> [What the task asks]: Copy everything in the listing below word for word, apart from any images.

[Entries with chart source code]
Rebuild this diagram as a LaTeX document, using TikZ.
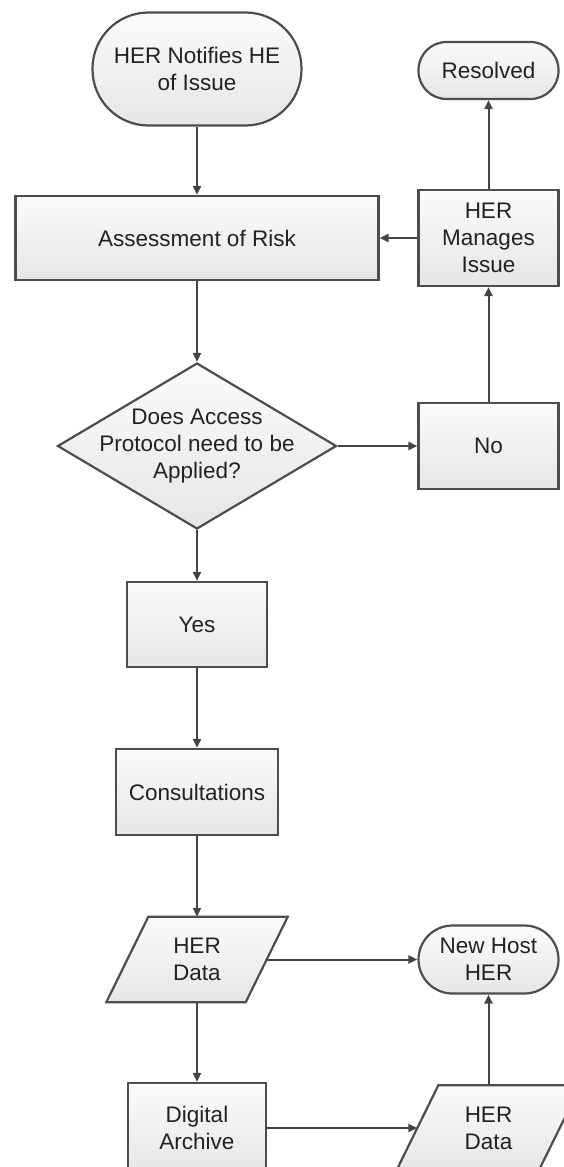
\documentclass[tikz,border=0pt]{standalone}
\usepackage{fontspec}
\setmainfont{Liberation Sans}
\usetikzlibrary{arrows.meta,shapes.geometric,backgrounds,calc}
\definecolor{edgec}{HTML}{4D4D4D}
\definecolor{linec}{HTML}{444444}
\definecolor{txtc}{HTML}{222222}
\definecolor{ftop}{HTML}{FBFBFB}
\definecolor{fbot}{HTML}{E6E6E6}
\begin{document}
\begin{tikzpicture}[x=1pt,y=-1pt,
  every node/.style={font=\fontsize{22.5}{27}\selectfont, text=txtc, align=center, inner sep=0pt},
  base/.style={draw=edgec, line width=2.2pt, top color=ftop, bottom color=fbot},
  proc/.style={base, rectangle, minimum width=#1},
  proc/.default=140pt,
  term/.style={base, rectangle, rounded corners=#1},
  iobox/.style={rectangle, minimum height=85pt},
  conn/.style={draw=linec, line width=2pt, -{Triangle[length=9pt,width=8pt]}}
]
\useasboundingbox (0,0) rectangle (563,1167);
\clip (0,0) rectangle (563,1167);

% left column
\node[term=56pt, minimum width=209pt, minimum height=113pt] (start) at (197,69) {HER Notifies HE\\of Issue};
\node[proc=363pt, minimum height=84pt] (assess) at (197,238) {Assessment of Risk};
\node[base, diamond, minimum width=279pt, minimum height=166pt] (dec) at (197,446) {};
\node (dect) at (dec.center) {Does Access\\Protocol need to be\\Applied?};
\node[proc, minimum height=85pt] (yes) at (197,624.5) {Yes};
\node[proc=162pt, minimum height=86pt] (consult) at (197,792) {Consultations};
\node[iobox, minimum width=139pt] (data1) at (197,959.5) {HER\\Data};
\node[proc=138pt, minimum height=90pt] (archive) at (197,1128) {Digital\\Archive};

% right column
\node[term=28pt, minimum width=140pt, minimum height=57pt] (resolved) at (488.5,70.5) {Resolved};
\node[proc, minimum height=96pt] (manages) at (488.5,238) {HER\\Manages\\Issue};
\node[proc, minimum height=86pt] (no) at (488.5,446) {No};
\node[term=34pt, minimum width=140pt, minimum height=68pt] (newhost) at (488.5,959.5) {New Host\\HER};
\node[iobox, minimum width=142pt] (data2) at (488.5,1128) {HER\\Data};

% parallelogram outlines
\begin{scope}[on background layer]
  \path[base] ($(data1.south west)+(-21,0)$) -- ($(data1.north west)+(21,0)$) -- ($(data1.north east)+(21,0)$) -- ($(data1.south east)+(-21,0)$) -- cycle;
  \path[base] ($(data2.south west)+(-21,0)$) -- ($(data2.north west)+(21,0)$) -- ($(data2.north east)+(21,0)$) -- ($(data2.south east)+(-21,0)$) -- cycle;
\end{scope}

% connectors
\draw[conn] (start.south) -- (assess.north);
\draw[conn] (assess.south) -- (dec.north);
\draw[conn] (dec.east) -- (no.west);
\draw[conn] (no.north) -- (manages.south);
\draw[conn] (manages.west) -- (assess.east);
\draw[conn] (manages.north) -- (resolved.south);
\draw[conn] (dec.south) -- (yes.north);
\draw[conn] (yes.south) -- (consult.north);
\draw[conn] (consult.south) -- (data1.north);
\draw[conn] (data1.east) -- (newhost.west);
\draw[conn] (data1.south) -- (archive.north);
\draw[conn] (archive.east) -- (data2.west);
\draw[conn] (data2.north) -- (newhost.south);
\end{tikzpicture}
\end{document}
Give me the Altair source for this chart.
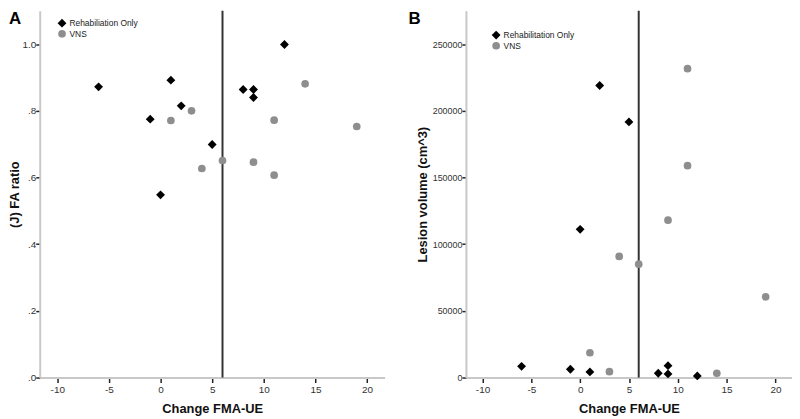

> [Answer to this task]:
Rebuild this diagram as a LaTeX document, using TikZ.
\documentclass[tikz,border=0pt]{standalone}
\usepackage{fontspec}
\setmainfont{Liberation Sans}
\usetikzlibrary{arrows.meta,shapes.geometric,backgrounds,calc}
\definecolor{edgec}{HTML}{4D4D4D}
\definecolor{linec}{HTML}{444444}
\definecolor{txtc}{HTML}{222222}
\definecolor{ftop}{HTML}{FBFBFB}
\definecolor{fbot}{HTML}{E6E6E6}
\begin{document}
\begin{tikzpicture}[x=1pt,y=-1pt,
  every node/.style={font=\fontsize{22.5}{27}\selectfont, text=txtc, align=center, inner sep=0pt},
  base/.style={draw=edgec, line width=2.2pt, top color=ftop, bottom color=fbot},
  proc/.style={base, rectangle, minimum width=#1},
  proc/.default=140pt,
  term/.style={base, rectangle, rounded corners=#1},
  iobox/.style={rectangle, minimum height=85pt},
  conn/.style={draw=linec, line width=2pt, -{Triangle[length=9pt,width=8pt]}}
]
\useasboundingbox (0,0) rectangle (563,1167);
\clip (0,0) rectangle (563,1167);

% left column
\node[term=56pt, minimum width=209pt, minimum height=113pt] (start) at (197,69) {HER Notifies HE\\of Issue};
\node[proc=363pt, minimum height=84pt] (assess) at (197,238) {Assessment of Risk};
\node[base, diamond, minimum width=279pt, minimum height=166pt] (dec) at (197,446) {};
\node (dect) at (dec.center) {Does Access\\Protocol need to be\\Applied?};
\node[proc, minimum height=85pt] (yes) at (197,624.5) {Yes};
\node[proc=162pt, minimum height=86pt] (consult) at (197,792) {Consultations};
\node[iobox, minimum width=139pt] (data1) at (197,959.5) {HER\\Data};
\node[proc=138pt, minimum height=90pt] (archive) at (197,1128) {Digital\\Archive};

% right column
\node[term=28pt, minimum width=140pt, minimum height=57pt] (resolved) at (488.5,70.5) {Resolved};
\node[proc, minimum height=96pt] (manages) at (488.5,238) {HER\\Manages\\Issue};
\node[proc, minimum height=86pt] (no) at (488.5,446) {No};
\node[term=34pt, minimum width=140pt, minimum height=68pt] (newhost) at (488.5,959.5) {New Host\\HER};
\node[iobox, minimum width=142pt] (data2) at (488.5,1128) {HER\\Data};

% parallelogram outlines
\begin{scope}[on background layer]
  \path[base] ($(data1.south west)+(-21,0)$) -- ($(data1.north west)+(21,0)$) -- ($(data1.north east)+(21,0)$) -- ($(data1.south east)+(-21,0)$) -- cycle;
  \path[base] ($(data2.south west)+(-21,0)$) -- ($(data2.north west)+(21,0)$) -- ($(data2.north east)+(21,0)$) -- ($(data2.south east)+(-21,0)$) -- cycle;
\end{scope}

% connectors
\draw[conn] (start.south) -- (assess.north);
\draw[conn] (assess.south) -- (dec.north);
\draw[conn] (dec.east) -- (no.west);
\draw[conn] (no.north) -- (manages.south);
\draw[conn] (manages.west) -- (assess.east);
\draw[conn] (manages.north) -- (resolved.south);
\draw[conn] (dec.south) -- (yes.north);
\draw[conn] (yes.south) -- (consult.north);
\draw[conn] (consult.south) -- (data1.north);
\draw[conn] (data1.east) -- (newhost.west);
\draw[conn] (data1.south) -- (archive.north);
\draw[conn] (archive.east) -- (data2.west);
\draw[conn] (data2.north) -- (newhost.south);
\end{tikzpicture}
\end{document}
Give me the Altair source for this chart.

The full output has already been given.